▶ _What you have to do_
Leave the pictures out and quote every line from the start of the listing to the line with "(dots) at (578,460)", inclusive.

▶ _Given data_
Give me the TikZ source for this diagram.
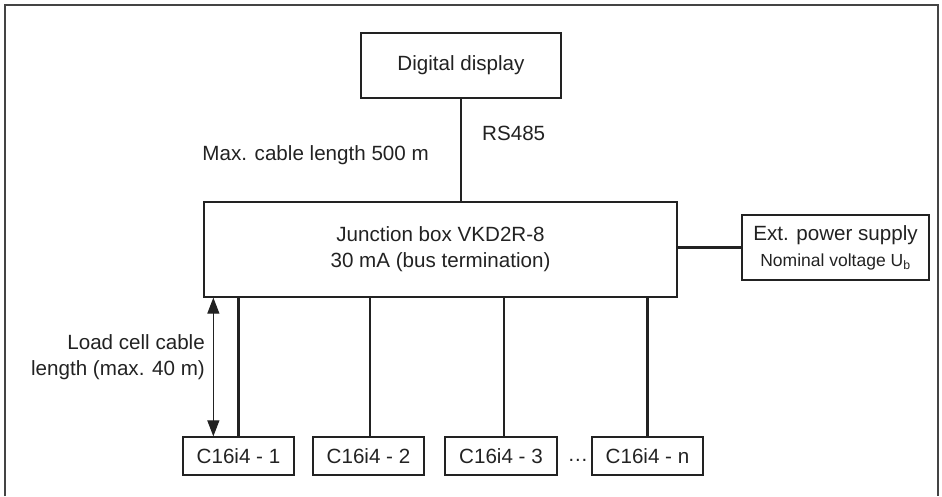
\documentclass[tikz,border=0pt]{standalone}
\usepackage{fontspec}
\setmainfont{Liberation Sans}
\usetikzlibrary{arrows.meta,calc}
\definecolor{ink}{HTML}{222222}
\definecolor{framec}{HTML}{444444}
\begin{document}
\begin{tikzpicture}[x=1pt,y=-1pt,
  every node/.style={text=ink},
  boxnode/.style={draw=ink,line width=1.3pt,inner sep=0pt,align=center,font=\fontsize{20.6}{26}\selectfont},
  txt/.style={inner sep=0pt,font=\fontsize{20.6}{26}\selectfont},
  wire/.style={draw=ink,line width=2.4pt},
  dimarrow/.style={draw=ink,line width=1.2pt,{Triangle[length=16pt,width=12pt]}-{Triangle[length=16pt,width=12pt]}}
]
\useasboundingbox (0,0) rectangle (942,496);
\draw[framec,line width=2pt] (5,496) -- (5,5) -- (938,5) -- (938,496);

\node[boxnode,minimum width=200pt,minimum height=65pt] (disp) at (461,65.5) {Digital display};
\node[boxnode,minimum width=473pt,minimum height=95pt] (jb) at (440.5,249.5) {Junction box VKD2R-8\\30 mA (bus termination)};
\node[boxnode,minimum width=187pt,minimum height=65pt] (ps) at (835.5,247.5) {Ext. power supply\\{\fontsize{17.5}{22}\selectfont Nominal voltage U\textsubscript{b}}};

\node[boxnode,minimum width=111pt,minimum height=38pt] (c1) at (238.5,456) {C16i4 - 1};
\node[boxnode,minimum width=111pt,minimum height=38pt] (c2) at (368.5,456) {C16i4 - 2};
\node[boxnode,minimum width=112pt,minimum height=38pt] (c3) at (501,456) {C16i4 - 3};
\node[boxnode,minimum width=111pt,minimum height=38pt] (cn) at (647.5,456) {C16i4 - n};

\node[txt,anchor=west] (rs) at (482,133) {RS485};
\node[txt,anchor=east] (maxlen) at (429,155) {Max. cable length 500 m};
\node[txt,anchor=east,align=right] (lclabel) at (205,357) {Load cell cable\\length (max. 40 m)};
\node[txt] (dots) at (578,460) {\dots};

\draw[wire] (disp.south) -- (disp.south |- jb.north);
\draw[wire] (ps.west) -- (ps.west -| jb.east);
\draw[wire] (c1.north) -- (c1.north |- jb.south);
\draw[wire] ([xshift=1.5pt]c2.north) -- ([xshift=1.5pt]c2.north |- jb.south);
\draw[wire] ([xshift=3pt]c3.north) -- ([xshift=3pt]c3.north |- jb.south);
\draw[wire] (cn.north) -- (cn.north |- jb.south);

\coordinate (atop) at ([xshift=10pt]jb.south west);
\coordinate (abot) at (atop |- c1.north);
\draw[dimarrow] (atop) -- (abot);
\end{tikzpicture}
\end{document}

▶ _Response below_
Give me the TikZ source for this diagram.
\documentclass[tikz,border=0pt]{standalone}
\usepackage{fontspec}
\setmainfont{Liberation Sans}
\usetikzlibrary{arrows.meta,calc}
\definecolor{ink}{HTML}{222222}
\definecolor{framec}{HTML}{444444}
\begin{document}
\begin{tikzpicture}[x=1pt,y=-1pt,
  every node/.style={text=ink},
  boxnode/.style={draw=ink,line width=1.3pt,inner sep=0pt,align=center,font=\fontsize{20.6}{26}\selectfont},
  txt/.style={inner sep=0pt,font=\fontsize{20.6}{26}\selectfont},
  wire/.style={draw=ink,line width=2.4pt},
  dimarrow/.style={draw=ink,line width=1.2pt,{Triangle[length=16pt,width=12pt]}-{Triangle[length=16pt,width=12pt]}}
]
\useasboundingbox (0,0) rectangle (942,496);
\draw[framec,line width=2pt] (5,496) -- (5,5) -- (938,5) -- (938,496);

\node[boxnode,minimum width=200pt,minimum height=65pt] (disp) at (461,65.5) {Digital display};
\node[boxnode,minimum width=473pt,minimum height=95pt] (jb) at (440.5,249.5) {Junction box VKD2R-8\\30 mA (bus termination)};
\node[boxnode,minimum width=187pt,minimum height=65pt] (ps) at (835.5,247.5) {Ext. power supply\\{\fontsize{17.5}{22}\selectfont Nominal voltage U\textsubscript{b}}};

\node[boxnode,minimum width=111pt,minimum height=38pt] (c1) at (238.5,456) {C16i4 - 1};
\node[boxnode,minimum width=111pt,minimum height=38pt] (c2) at (368.5,456) {C16i4 - 2};
\node[boxnode,minimum width=112pt,minimum height=38pt] (c3) at (501,456) {C16i4 - 3};
\node[boxnode,minimum width=111pt,minimum height=38pt] (cn) at (647.5,456) {C16i4 - n};

\node[txt,anchor=west] (rs) at (482,133) {RS485};
\node[txt,anchor=east] (maxlen) at (429,155) {Max. cable length 500 m};
\node[txt,anchor=east,align=right] (lclabel) at (205,357) {Load cell cable\\length (max. 40 m)};
\node[txt] (dots) at (578,460) {\dots};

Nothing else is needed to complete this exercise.